IN HONOR OF the heat, I played SHADE to open. and got three yellow letters on the H, A, and D. Should have been a good start: with three yellows, you're already closing in on the word. You can start cycling them into new positions right away. Unless you idiotically repeat a position, as I did with HARDY. Same three yellows, including of course the D, since I hadn't moved it. Where was that H going to go, and what was going to go with it? SH was gone, so I guessed it would be CH. But not a CH at the end, because the A couldn't be in the middle position, and not a CH at the beginning, because the H couldn't go in the second spot. Something off-kilter. What about DACHA? Not a Wordle word, usually, but who wouldn't take a Russian country house in a sweltering week like this? I was so distracted by the placement of the CH, I failed to see I was putting down an A in a slot where I'd just shown an A couldn't go. Back-to-back unforced errors. Now it was the A that stayed yellow by definition, but so did the D and the H. CH was ruled out, the shape of the word was still a mystery, I'd used a ridiculous answer. There was clearly another vowel in there but I was three rows in and still hadn't narrowed in on it. What about I? JIHAD? Obviously the New York Times would never use JIHAD as the Wordle answer, but this was not my day to be responding to obvious cues. The H and the D turned green, and a yellow I joined the still-yellow A. Through absolutely no insight of my own, I'd accidentally succeeded at shoving the Wordle into a corner.
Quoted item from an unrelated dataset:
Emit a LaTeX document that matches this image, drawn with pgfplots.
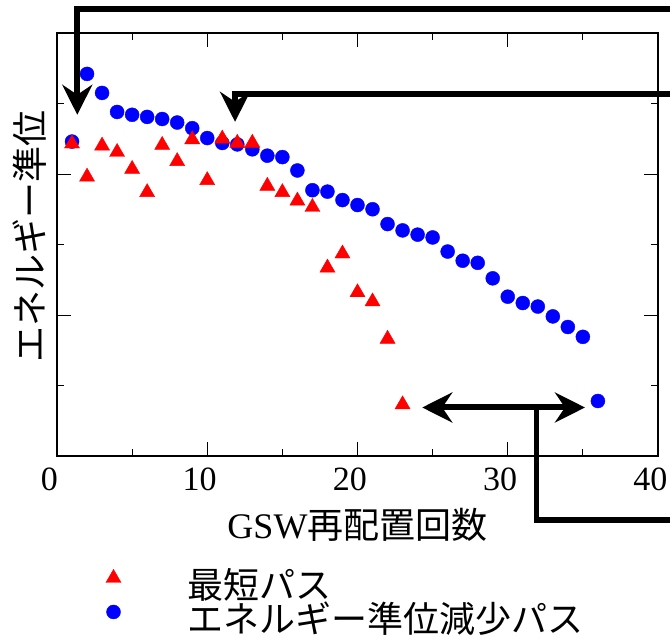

There was nothing else it could be but A _ H I D. APHID. The Wordle group chat was full of struggle, but I couldn't feel proper fellowship with my fellow suffers. It was a sticky word for everyone, but I played it like a sap.

July 22, TRYST, 3/6

A SUCCESSFUL DATE with Wordle destiny. A first course of GRIPE got a green R and a chance to try four new letters. Make sure to order up more vowels: BROAD. Still the same green R, and still nothing else. No reason to get discouraged; it was a good move. The puzzle liked it. Two more vowels out of the way. Now it was time to make a choice. Was it nice normal U, as in CRUST? Or was Wordle in the mood for something more fancy, like a Y? Go for it: TRYST. All green. No coffee, thank you, just the check, please.

July 23, MIDGE, 3/6

SYSTEMATIC PLAY, OR at least semi-systematic play, paid off. ENJOY tested out three vowels at once, and got a yellow E to show for it. PRIME turned the E green, and added a yellow M and I. This was more informative than I'd hoped. An E at the end usually conveys almost nothing. But if the E was at the end, and the I couldn't be in the center spot, the whole word started looking lopsided. Either the I and E were together at the end, with some other vowel up near the front, or they were separated by two consonants. No -IE words felt workable right away. Spread apart though, they opened a space where DG would fit. MIDGE. Squint long enough and catch sight of it.

July 24, POWER, 3/6

OPENED THE MIND, back from 24 hours at the beach, for a starting word and EAGLE flew in. Ridiculous. Doubling up on a letter on round one? There must be some more sensib—EAGLE! EAGLE! Why not? The first E turned yellow, the second turned gray, along with everything else. Information! There were not two E's in the word. There must be other vowels then, so why not try two of them, with POISE? Add stupidity to recklessness: if the E were at the end, it would have showed up there on round one. So it stayed yellow, but the P and the O turned green. Nothing starting POE- was going to work out without the S in play, and Wordle wouldn't stoop to plurals anyway. So: P O _ E _ . POWER. Surely somewhere people playing the game the smart way were plunging down chutes that had formed around _ O _ E R—HOVER, TONER, LOWER, COWER, BOWER... Sometimes the strongest force in the game is pure dumb luck.